Although crowdfunding is a diverse collection of strategies and mechanisms for supporting fund-raising by innovative and entrepreneurial projects and ventures, my primary enthusiasm for the crowdfunding arena is that of an investor interested in the securities-based forms, as opposed to the entrepreneurial fund-raiser or a service-providing member of the supporting industry. Indeed, I have been for several decades an active individual angel investor, and am now a professional fund manager for others. As few would dispute, the manifold social and economic benefits of crowdfunding are dependent on the willingness and ability of individuals to write the all-important checks. However, most of the public discussion of crowdfunding focuses on the benefits to entrepreneurs and society as a whole. This book represents a major step in filling this gap, by providing a primer to the newly enfranchised crowdfunding investor on both early-stage entrepreneurial finance in general, and by explaining practically how recent legal and regulatory changes allow everyone – not just the wealthy few – to participate in this attractive and beneficial asset class. The book is well written and enjoyably readable, and has background and other information of interest even for the experienced and already involved participant.
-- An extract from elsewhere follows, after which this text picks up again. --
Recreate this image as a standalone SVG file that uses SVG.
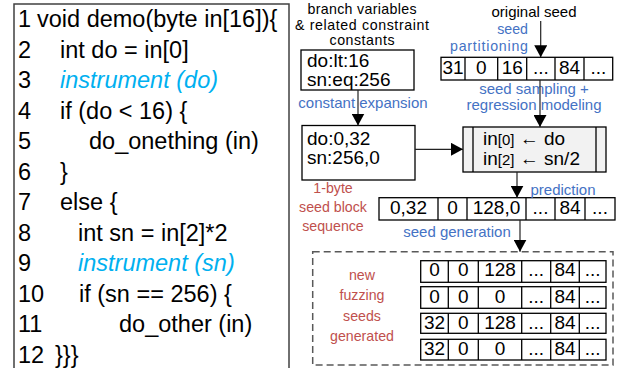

The benefits of crowdfunding, in all its multiple forms, are essentially fourfold. Indeed, two are implied by the name of the significant recent enabling legislation, the aptly named JOBS Act. Employment as well as other economic benefits result when projects and enterprises are better able to obtain the necessary start-up and growth funding. Crowdfunding has already proven its foundational promise of being able to provide important additional financial resources to the high growth and often high tech enterprises that are of greatest interest to professional investors and public markets, and that make such an important contribution to any nation's economic advancement and well-being. Crowdfunding also provides new and valuable mechanisms for helping support the Main Street, lifestyle businesses that employ large numbers of citizens and form the essential fabric of everyday life in our communities. Such businesses previously had only the financial resources of their owners and of community banks to call upon, and were often strapped for sufficient funding.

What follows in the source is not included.